Diana ci spiega che gli italiani sono visti come persone molto intelligenti, di fama e successo. Soprattutto Milano è sinonimo di moda e bellezza, di cui ovviamente io e il Piemontese diventiamo assoluti interpreti, con i nostri vestiti sporchi, puzzolenti e sudati.
Ma siamo felici perché, tra una chiacchiera e l'altra con uno dei pochissimi quindicenni che parlano inglese e ci fa un sacco di domande, abbiamo riguadagnato la via verso la cima.
Io mi sento Messner dopo aver fatto tutti gli 8.000, il Piemontese si sente come la domenica sera dopo la pastina delle 7:30.
Ho la salivazione azzerata, la gola prosciugata, i vestiti zuppi e la favella in sala di rianimazione.
Giusto il tempo di bere quei due litri di acqua per la reintegrazione dei liquidi e siamo sulla via per la moschea sotterranea di Shopan Ata, maestro di Beket Ata, e il mausoleo di Yuk Sum, suo genero.
Nella moschea l'imam benedice il nostro viaggio e ci fa dono di un fazzoletto benedetto.

 (Boszhira Valley)

 (Boszhira Valley)

 (Boszhira Valley)

 (Boszhira Valley)

 (Boszhira Valley)

 (Boszhira Valley)

(Boszhira Valley)

 (Forme di vita locali)

 (Verso Shopan Ata)

 (Tramonto sulla mosche sotterranea di Shopan Ata)

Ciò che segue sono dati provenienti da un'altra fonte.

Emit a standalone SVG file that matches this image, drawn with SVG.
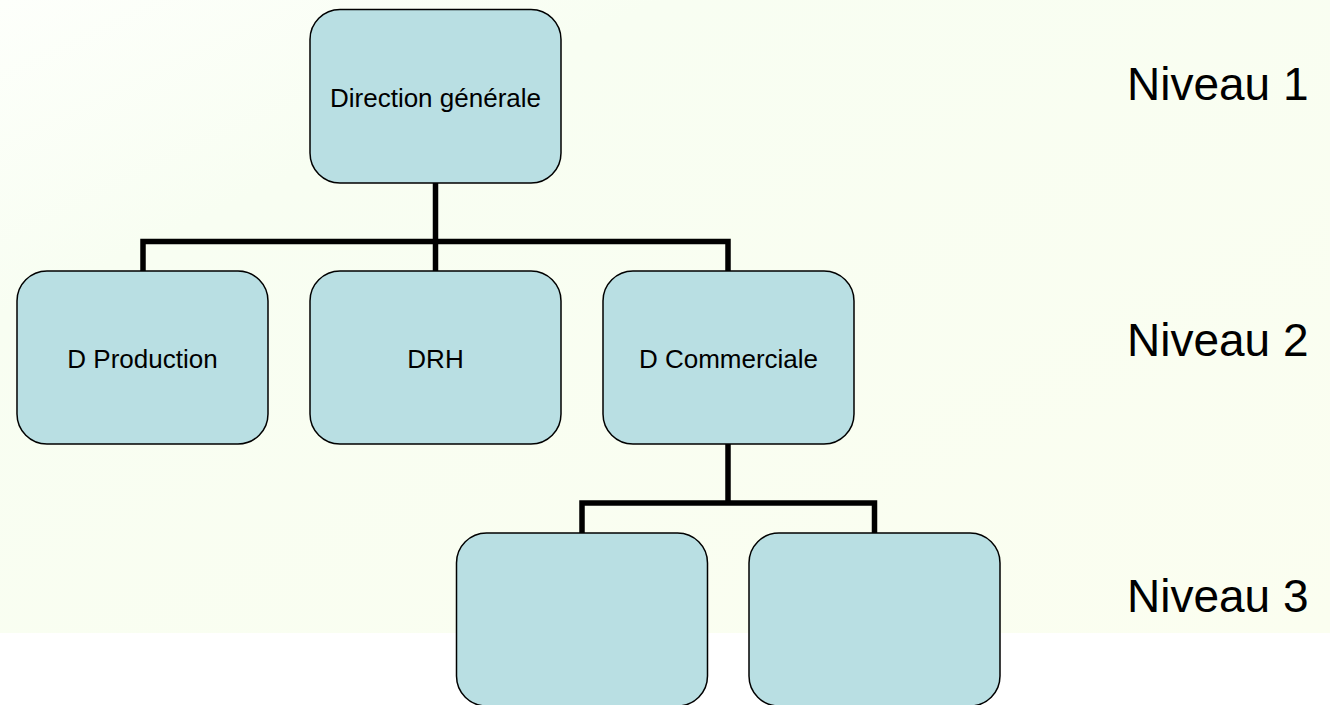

(Shopan Ata, incontri casuali)

 (On the road)

Risaliamo in macchina che è ormai il tramonto, diretti a Boszhira, una valle che avevamo ammirato già nel pomeriggio, con l'intento di accamparci per la notte.
Forse.
Perché la vera avventura è l'imprevisto. E da queste parti gli imprevisti sono come le focaccine dell'Esselunga: una tira l'altra.